**To be done:**
Copy out the lines that have "chart" in them.

**Given data:**

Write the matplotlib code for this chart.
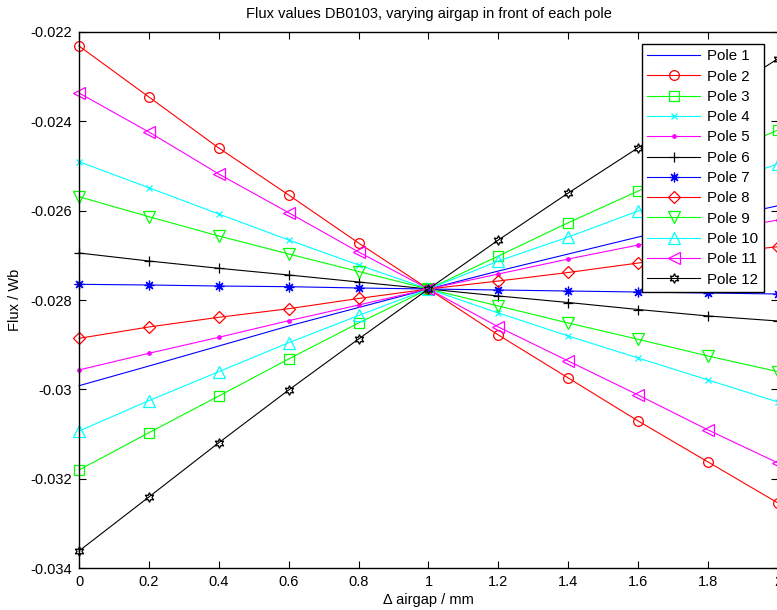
import matplotlib
matplotlib.use("Agg")
import matplotlib.pyplot as plt
from matplotlib.ticker import FixedLocator, FixedFormatter

plt.rcParams["font.family"] = ["Liberation Sans", "DejaVu Sans"]

# Data
airgap = [0.0, 0.2, 0.4, 0.6, 0.8, 1.0, 1.2, 1.4, 1.6, 1.8, 2.0]

pole_1 = [-0.029919, -0.029478, -0.029030, -0.028582, -0.028168, -0.027754,
          -0.027351, -0.026970, -0.026590, -0.026231, -0.025889]
pole_2 = [-0.022313, -0.023455, -0.024597, -0.025649, -0.026724, -0.027754,
          -0.028784, -0.029746, -0.030709, -0.031627, -0.032545]
pole_3 = [-0.031806, -0.030971, -0.030149, -0.029321, -0.028515, -0.027754,
          -0.027015, -0.026269, -0.025560, -0.024866, -0.024194]
pole_4 = [-0.024904, -0.025486, -0.026075, -0.026657, -0.027216, -0.027754,
          -0.028291, -0.028806, -0.029299, -0.029791, -0.030284]
pole_5 = [-0.029567, -0.029193, -0.028835, -0.028463, -0.028112, -0.027754,
          -0.027418, -0.027082, -0.026769, -0.026478, -0.026209]
pole_6 = [-0.026948, -0.027127, -0.027290, -0.027440, -0.027597, -0.027754,
          -0.027910, -0.028056, -0.028213, -0.028358, -0.028470]
pole_7 = [-0.027649, -0.027664, -0.027687, -0.027702, -0.027731, -0.027754,
          -0.027776, -0.027799, -0.027821, -0.027843, -0.027866]
pole_8 = [-0.028858, -0.028604, -0.028387, -0.028195, -0.027966, -0.027754,
          -0.027575, -0.027384, -0.027172, -0.026970, -0.026807]
pole_9 = [-0.025687, -0.026135, -0.026567, -0.026970, -0.027362, -0.027754,
          -0.028134, -0.028515, -0.028880, -0.029254, -0.029605]
pole_10 = [-0.030933, -0.030254, -0.029605, -0.028956, -0.028347, -0.027754,
           -0.027127, -0.026590, -0.026007, -0.025470, -0.024955]
pole_11 = [-0.023366, -0.024239, -0.025179, -0.026046, -0.026925, -0.027754,
           -0.028604, -0.029366, -0.030127, -0.030910, -0.031649]
pole_12 = [-0.033619, -0.032410, -0.031195, -0.030015, -0.028873, -0.027754,
           -0.026657, -0.025604, -0.024590, -0.023590, -0.022598]

series = [pole_1, pole_2, pole_3, pole_4, pole_5, pole_6,
          pole_7, pole_8, pole_9, pole_10, pole_11, pole_12]
labels = [f"Pole {i}" for i in range(1, 13)]

x_ticks = [0.0, 0.2, 0.4, 0.6, 0.8, 1.0, 1.2, 1.4, 1.6, 1.8, 2.0]
x_tick_labels = ["0", "0.2", "0.4", "0.6", "0.8", "1", "1.2", "1.4", "1.6", "1.8", "2"]
y_ticks = [-0.034, -0.032, -0.030, -0.028, -0.026, -0.024, -0.022]
y_tick_labels = ["-0.034", "-0.032", "-0.03", "-0.028", "-0.026", "-0.024", "-0.022"]

# MATLAB-like colour/marker cycle
colors = ["#0000ff", "#ff0000", "#00ff00", "#00ffff", "#ff00ff", "#000000"] * 2
markers = [None, "o", "s", "x", ".", "+", (8, 2, 0), "D", "v", "^", "<", (6, 1, 0)]
sizes = [0, 7, 7.5, 4.5, 5, 7, 7, 6.5, 8, 8, 8, 7]

fig = plt.figure(figsize=(7.77, 6.10), dpi=100)
ax = fig.add_axes([79 / 777, 42 / 610, 699 / 777, 536 / 610])

for ys, lab, c, m, ms in zip(series, labels, colors, markers, sizes):
    ax.plot(airgap, ys, color=c, lw=0.8, marker=m, markersize=ms,
            markerfacecolor="none" if m != "." else c,
            markeredgecolor=c, markeredgewidth=0.9, label=lab, clip_on=False)

ax.set_xlim(0, 2)
ax.set_ylim(-0.034, -0.022)
ax.xaxis.set_major_locator(FixedLocator(x_ticks))
ax.xaxis.set_major_formatter(FixedFormatter(x_tick_labels))
ax.yaxis.set_major_locator(FixedLocator(y_ticks))
ax.yaxis.set_major_formatter(FixedFormatter(y_tick_labels))
ax.tick_params(direction="in", top=True, right=True, length=5, width=0.8,
               labelsize=10.5, pad=5)
for sp in ax.spines.values():
    sp.set_linewidth(1.0)

ax.set_title("Flux values DB0103, varying airgap in front of each pole",
             fontsize=10.5, pad=10)
ax.set_xlabel("\u0394 airgap / mm", fontsize=10.5, labelpad=3)
ax.set_ylabel("Flux / Wb", fontsize=10.5, labelpad=6)

leg = ax.legend(loc="upper left", bbox_to_anchor=(642 / 777, 566 / 610),
                bbox_transform=fig.transFigure, borderaxespad=0,
                fontsize=10.8, handlelength=3.5, handletextpad=0.5,
                labelspacing=0.42, borderpad=0.35, fancybox=False,
                framealpha=1, edgecolor="black")
leg.get_frame().set_linewidth(1.0)
leg.set_zorder(5)

fig.savefig("out.png", dpi=100)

**The output:**
Write the matplotlib code for this chart.

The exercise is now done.